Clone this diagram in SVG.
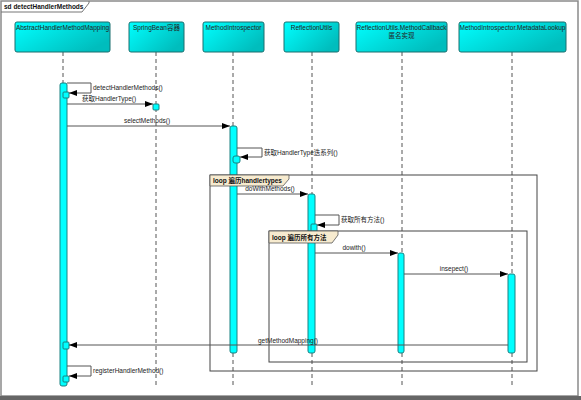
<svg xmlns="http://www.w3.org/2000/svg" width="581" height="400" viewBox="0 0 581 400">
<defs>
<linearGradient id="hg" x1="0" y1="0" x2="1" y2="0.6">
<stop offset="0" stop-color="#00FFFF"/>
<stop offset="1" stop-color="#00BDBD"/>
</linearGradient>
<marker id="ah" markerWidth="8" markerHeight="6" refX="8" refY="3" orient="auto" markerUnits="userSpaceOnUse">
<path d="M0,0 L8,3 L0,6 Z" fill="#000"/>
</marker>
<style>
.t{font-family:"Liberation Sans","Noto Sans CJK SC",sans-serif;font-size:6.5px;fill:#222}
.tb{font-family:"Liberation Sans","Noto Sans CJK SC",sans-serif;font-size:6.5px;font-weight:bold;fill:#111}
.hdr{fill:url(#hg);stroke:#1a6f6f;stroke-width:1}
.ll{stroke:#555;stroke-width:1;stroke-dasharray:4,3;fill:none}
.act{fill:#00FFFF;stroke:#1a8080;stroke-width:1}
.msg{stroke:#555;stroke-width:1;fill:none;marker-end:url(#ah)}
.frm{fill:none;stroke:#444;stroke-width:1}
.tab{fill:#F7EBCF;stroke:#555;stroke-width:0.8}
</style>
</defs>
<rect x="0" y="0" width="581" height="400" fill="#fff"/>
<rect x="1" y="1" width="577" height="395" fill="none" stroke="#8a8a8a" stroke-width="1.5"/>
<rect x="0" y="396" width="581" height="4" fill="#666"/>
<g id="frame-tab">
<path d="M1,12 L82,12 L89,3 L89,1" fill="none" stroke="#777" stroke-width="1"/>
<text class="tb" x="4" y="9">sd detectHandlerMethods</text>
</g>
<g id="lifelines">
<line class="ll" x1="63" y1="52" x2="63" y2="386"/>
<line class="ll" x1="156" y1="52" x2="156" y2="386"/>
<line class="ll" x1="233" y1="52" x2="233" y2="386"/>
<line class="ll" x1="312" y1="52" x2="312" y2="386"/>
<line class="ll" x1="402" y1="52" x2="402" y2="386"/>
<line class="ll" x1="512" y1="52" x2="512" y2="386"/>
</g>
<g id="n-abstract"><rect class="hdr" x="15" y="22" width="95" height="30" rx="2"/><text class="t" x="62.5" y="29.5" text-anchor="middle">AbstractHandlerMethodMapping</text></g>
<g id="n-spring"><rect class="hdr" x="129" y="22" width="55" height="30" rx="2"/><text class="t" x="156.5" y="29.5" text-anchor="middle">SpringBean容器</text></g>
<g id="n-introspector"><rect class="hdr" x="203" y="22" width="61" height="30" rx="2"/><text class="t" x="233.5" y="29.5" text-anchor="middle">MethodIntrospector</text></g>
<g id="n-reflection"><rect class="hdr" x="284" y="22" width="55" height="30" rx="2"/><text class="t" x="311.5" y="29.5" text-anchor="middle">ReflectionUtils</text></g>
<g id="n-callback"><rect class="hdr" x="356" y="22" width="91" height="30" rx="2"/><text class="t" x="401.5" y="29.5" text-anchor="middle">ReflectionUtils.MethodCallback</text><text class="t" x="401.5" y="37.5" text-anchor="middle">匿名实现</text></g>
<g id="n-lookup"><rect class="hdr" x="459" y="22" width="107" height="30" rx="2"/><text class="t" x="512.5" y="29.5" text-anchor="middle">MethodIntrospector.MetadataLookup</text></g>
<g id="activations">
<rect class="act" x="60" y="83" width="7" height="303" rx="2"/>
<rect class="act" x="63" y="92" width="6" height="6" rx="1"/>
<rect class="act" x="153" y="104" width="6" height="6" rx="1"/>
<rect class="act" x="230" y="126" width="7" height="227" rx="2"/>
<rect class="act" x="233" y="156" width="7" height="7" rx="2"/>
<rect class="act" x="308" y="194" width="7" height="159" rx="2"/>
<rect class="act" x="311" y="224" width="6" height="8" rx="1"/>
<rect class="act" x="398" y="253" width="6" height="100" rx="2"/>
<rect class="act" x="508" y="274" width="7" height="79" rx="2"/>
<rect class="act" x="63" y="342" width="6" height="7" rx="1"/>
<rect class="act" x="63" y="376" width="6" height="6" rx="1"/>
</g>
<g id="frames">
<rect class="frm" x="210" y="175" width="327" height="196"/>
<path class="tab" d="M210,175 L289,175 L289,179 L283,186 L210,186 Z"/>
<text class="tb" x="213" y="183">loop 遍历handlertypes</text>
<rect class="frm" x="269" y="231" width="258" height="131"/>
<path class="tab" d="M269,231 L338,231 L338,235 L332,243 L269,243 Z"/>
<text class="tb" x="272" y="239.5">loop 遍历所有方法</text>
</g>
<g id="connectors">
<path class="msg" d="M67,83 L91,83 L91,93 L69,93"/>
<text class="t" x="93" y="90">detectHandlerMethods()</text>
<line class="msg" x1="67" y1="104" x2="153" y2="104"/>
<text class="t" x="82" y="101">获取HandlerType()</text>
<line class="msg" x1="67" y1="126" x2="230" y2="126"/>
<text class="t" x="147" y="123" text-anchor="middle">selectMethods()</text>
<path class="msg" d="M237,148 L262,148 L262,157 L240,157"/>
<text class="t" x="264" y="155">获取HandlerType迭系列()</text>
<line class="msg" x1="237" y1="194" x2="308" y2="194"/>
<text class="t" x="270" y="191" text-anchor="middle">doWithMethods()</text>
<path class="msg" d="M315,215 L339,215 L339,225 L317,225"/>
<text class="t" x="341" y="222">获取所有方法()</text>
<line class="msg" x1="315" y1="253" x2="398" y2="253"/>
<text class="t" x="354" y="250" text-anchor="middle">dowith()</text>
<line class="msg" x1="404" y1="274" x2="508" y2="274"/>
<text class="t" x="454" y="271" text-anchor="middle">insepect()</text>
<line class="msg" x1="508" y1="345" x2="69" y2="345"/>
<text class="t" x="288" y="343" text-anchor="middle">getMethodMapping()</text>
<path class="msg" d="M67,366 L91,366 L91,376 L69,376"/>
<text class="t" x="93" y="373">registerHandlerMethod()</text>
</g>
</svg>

> **Written exercise**:
Could you repeat all of the material exactly? Pictures should not be copied.

> **Exercise solution**:
Clone this diagram in SVG.
<svg xmlns="http://www.w3.org/2000/svg" width="581" height="400" viewBox="0 0 581 400">
<defs>
<linearGradient id="hg" x1="0" y1="0" x2="1" y2="0.6">
<stop offset="0" stop-color="#00FFFF"/>
<stop offset="1" stop-color="#00BDBD"/>
</linearGradient>
<marker id="ah" markerWidth="8" markerHeight="6" refX="8" refY="3" orient="auto" markerUnits="userSpaceOnUse">
<path d="M0,0 L8,3 L0,6 Z" fill="#000"/>
</marker>
<style>
.t{font-family:"Liberation Sans","Noto Sans CJK SC",sans-serif;font-size:6.5px;fill:#222}
.tb{font-family:"Liberation Sans","Noto Sans CJK SC",sans-serif;font-size:6.5px;font-weight:bold;fill:#111}
.hdr{fill:url(#hg);stroke:#1a6f6f;stroke-width:1}
.ll{stroke:#555;stroke-width:1;stroke-dasharray:4,3;fill:none}
.act{fill:#00FFFF;stroke:#1a8080;stroke-width:1}
.msg{stroke:#555;stroke-width:1;fill:none;marker-end:url(#ah)}
.frm{fill:none;stroke:#444;stroke-width:1}
.tab{fill:#F7EBCF;stroke:#555;stroke-width:0.8}
</style>
</defs>
<rect x="0" y="0" width="581" height="400" fill="#fff"/>
<rect x="1" y="1" width="577" height="395" fill="none" stroke="#8a8a8a" stroke-width="1.5"/>
<rect x="0" y="396" width="581" height="4" fill="#666"/>
<g id="frame-tab">
<path d="M1,12 L82,12 L89,3 L89,1" fill="none" stroke="#777" stroke-width="1"/>
<text class="tb" x="4" y="9">sd detectHandlerMethods</text>
</g>
<g id="lifelines">
<line class="ll" x1="63" y1="52" x2="63" y2="386"/>
<line class="ll" x1="156" y1="52" x2="156" y2="386"/>
<line class="ll" x1="233" y1="52" x2="233" y2="386"/>
<line class="ll" x1="312" y1="52" x2="312" y2="386"/>
<line class="ll" x1="402" y1="52" x2="402" y2="386"/>
<line class="ll" x1="512" y1="52" x2="512" y2="386"/>
</g>
<g id="n-abstract"><rect class="hdr" x="15" y="22" width="95" height="30" rx="2"/><text class="t" x="62.5" y="29.5" text-anchor="middle">AbstractHandlerMethodMapping</text></g>
<g id="n-spring"><rect class="hdr" x="129" y="22" width="55" height="30" rx="2"/><text class="t" x="156.5" y="29.5" text-anchor="middle">SpringBean容器</text></g>
<g id="n-introspector"><rect class="hdr" x="203" y="22" width="61" height="30" rx="2"/><text class="t" x="233.5" y="29.5" text-anchor="middle">MethodIntrospector</text></g>
<g id="n-reflection"><rect class="hdr" x="284" y="22" width="55" height="30" rx="2"/><text class="t" x="311.5" y="29.5" text-anchor="middle">ReflectionUtils</text></g>
<g id="n-callback"><rect class="hdr" x="356" y="22" width="91" height="30" rx="2"/><text class="t" x="401.5" y="29.5" text-anchor="middle">ReflectionUtils.MethodCallback</text><text class="t" x="401.5" y="37.5" text-anchor="middle">匿名实现</text></g>
<g id="n-lookup"><rect class="hdr" x="459" y="22" width="107" height="30" rx="2"/><text class="t" x="512.5" y="29.5" text-anchor="middle">MethodIntrospector.MetadataLookup</text></g>
<g id="activations">
<rect class="act" x="60" y="83" width="7" height="303" rx="2"/>
<rect class="act" x="63" y="92" width="6" height="6" rx="1"/>
<rect class="act" x="153" y="104" width="6" height="6" rx="1"/>
<rect class="act" x="230" y="126" width="7" height="227" rx="2"/>
<rect class="act" x="233" y="156" width="7" height="7" rx="2"/>
<rect class="act" x="308" y="194" width="7" height="159" rx="2"/>
<rect class="act" x="311" y="224" width="6" height="8" rx="1"/>
<rect class="act" x="398" y="253" width="6" height="100" rx="2"/>
<rect class="act" x="508" y="274" width="7" height="79" rx="2"/>
<rect class="act" x="63" y="342" width="6" height="7" rx="1"/>
<rect class="act" x="63" y="376" width="6" height="6" rx="1"/>
</g>
<g id="frames">
<rect class="frm" x="210" y="175" width="327" height="196"/>
<path class="tab" d="M210,175 L289,175 L289,179 L283,186 L210,186 Z"/>
<text class="tb" x="213" y="183">loop 遍历handlertypes</text>
<rect class="frm" x="269" y="231" width="258" height="131"/>
<path class="tab" d="M269,231 L338,231 L338,235 L332,243 L269,243 Z"/>
<text class="tb" x="272" y="239.5">loop 遍历所有方法</text>
</g>
<g id="connectors">
<path class="msg" d="M67,83 L91,83 L91,93 L69,93"/>
<text class="t" x="93" y="90">detectHandlerMethods()</text>
<line class="msg" x1="67" y1="104" x2="153" y2="104"/>
<text class="t" x="82" y="101">获取HandlerType()</text>
<line class="msg" x1="67" y1="126" x2="230" y2="126"/>
<text class="t" x="147" y="123" text-anchor="middle">selectMethods()</text>
<path class="msg" d="M237,148 L262,148 L262,157 L240,157"/>
<text class="t" x="264" y="155">获取HandlerType迭系列()</text>
<line class="msg" x1="237" y1="194" x2="308" y2="194"/>
<text class="t" x="270" y="191" text-anchor="middle">doWithMethods()</text>
<path class="msg" d="M315,215 L339,215 L339,225 L317,225"/>
<text class="t" x="341" y="222">获取所有方法()</text>
<line class="msg" x1="315" y1="253" x2="398" y2="253"/>
<text class="t" x="354" y="250" text-anchor="middle">dowith()</text>
<line class="msg" x1="404" y1="274" x2="508" y2="274"/>
<text class="t" x="454" y="271" text-anchor="middle">insepect()</text>
<line class="msg" x1="508" y1="345" x2="69" y2="345"/>
<text class="t" x="288" y="343" text-anchor="middle">getMethodMapping()</text>
<path class="msg" d="M67,366 L91,366 L91,376 L69,376"/>
<text class="t" x="93" y="373">registerHandlerMethod()</text>
</g>
</svg>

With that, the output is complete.